▸ Required work: Begin at the line containing "Write a Python" and stop at the line containing "y_minor = [25, 75, 125, 175, 225, 275, 325, 375]"; copy those lines exactly, ends included, and nothing else.

Charts and diagrams as code:
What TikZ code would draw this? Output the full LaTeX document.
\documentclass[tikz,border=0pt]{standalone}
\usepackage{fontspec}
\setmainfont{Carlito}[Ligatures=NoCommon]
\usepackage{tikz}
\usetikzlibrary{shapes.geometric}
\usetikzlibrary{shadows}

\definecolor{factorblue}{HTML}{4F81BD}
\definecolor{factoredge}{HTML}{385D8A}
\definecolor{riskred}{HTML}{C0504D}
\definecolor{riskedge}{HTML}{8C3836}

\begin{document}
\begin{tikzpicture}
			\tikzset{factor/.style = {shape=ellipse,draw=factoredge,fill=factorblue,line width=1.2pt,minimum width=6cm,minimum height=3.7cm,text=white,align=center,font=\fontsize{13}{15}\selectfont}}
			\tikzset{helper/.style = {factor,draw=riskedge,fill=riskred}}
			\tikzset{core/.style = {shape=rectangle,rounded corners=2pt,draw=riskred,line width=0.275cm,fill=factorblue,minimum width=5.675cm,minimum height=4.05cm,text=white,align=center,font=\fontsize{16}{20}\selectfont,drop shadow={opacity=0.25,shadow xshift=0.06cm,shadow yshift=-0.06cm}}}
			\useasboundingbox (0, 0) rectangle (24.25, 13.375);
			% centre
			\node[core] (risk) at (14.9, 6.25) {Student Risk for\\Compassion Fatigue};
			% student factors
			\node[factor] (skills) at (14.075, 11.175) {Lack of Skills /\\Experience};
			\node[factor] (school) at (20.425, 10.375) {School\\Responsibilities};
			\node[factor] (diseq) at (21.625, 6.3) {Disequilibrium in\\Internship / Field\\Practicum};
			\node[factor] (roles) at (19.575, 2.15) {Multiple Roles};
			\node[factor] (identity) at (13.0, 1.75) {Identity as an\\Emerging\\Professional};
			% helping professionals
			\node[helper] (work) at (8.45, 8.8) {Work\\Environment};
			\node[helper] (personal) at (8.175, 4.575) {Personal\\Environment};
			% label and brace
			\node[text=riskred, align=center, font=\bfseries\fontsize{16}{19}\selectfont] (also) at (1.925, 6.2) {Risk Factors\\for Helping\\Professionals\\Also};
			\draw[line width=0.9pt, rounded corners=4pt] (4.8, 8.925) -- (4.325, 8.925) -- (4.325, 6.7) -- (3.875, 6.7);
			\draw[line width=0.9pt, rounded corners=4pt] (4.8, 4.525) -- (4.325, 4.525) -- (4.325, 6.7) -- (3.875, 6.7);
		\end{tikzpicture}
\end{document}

---

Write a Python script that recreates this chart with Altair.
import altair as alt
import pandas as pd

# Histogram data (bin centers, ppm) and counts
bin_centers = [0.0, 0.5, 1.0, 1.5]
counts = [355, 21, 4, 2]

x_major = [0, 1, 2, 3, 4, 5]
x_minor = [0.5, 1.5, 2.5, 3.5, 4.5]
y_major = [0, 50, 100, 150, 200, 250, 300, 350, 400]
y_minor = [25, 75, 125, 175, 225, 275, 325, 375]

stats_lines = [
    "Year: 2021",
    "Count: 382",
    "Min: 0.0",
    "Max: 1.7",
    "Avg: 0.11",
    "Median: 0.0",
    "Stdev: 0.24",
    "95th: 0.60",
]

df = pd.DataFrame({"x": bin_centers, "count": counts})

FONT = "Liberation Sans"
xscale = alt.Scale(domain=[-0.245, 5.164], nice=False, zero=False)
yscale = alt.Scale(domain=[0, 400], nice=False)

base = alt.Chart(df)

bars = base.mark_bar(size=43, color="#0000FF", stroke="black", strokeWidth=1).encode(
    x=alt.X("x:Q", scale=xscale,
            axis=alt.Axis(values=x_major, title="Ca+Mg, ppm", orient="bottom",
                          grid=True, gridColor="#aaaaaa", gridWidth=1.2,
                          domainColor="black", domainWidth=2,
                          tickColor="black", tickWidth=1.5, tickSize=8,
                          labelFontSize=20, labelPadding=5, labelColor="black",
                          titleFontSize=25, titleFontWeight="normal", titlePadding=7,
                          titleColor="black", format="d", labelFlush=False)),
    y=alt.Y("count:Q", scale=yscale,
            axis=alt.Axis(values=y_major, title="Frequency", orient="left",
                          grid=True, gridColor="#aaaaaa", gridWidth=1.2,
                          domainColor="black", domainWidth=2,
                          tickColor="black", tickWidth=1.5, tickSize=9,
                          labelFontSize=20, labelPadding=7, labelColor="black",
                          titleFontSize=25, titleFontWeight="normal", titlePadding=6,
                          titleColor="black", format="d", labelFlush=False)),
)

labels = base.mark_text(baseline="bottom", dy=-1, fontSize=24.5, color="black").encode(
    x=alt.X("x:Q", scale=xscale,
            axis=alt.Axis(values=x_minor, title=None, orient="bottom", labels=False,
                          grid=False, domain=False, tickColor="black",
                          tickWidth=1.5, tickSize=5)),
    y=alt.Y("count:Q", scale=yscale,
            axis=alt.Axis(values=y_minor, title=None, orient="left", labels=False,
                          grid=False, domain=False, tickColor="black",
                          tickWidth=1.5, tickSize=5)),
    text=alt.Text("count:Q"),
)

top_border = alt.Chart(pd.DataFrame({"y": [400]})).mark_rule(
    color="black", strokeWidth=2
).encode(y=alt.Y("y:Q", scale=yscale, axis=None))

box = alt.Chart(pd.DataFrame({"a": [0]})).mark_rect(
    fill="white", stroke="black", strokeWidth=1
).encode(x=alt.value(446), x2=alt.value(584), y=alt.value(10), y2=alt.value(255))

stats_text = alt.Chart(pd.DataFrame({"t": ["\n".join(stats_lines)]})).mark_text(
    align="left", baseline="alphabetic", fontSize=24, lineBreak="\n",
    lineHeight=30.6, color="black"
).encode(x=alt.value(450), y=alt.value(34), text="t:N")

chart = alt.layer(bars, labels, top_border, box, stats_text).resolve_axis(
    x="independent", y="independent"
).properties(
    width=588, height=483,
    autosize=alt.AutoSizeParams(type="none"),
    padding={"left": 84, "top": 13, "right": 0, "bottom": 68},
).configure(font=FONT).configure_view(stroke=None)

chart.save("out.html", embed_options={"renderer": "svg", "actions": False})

▸ Result for this exercise:
Write a Python script that recreates this chart with Altair.
import altair as alt
import pandas as pd

# Histogram data (bin centers, ppm) and counts
bin_centers = [0.0, 0.5, 1.0, 1.5]
counts = [355, 21, 4, 2]

x_major = [0, 1, 2, 3, 4, 5]
x_minor = [0.5, 1.5, 2.5, 3.5, 4.5]
y_major = [0, 50, 100, 150, 200, 250, 300, 350, 400]
y_minor = [25, 75, 125, 175, 225, 275, 325, 375]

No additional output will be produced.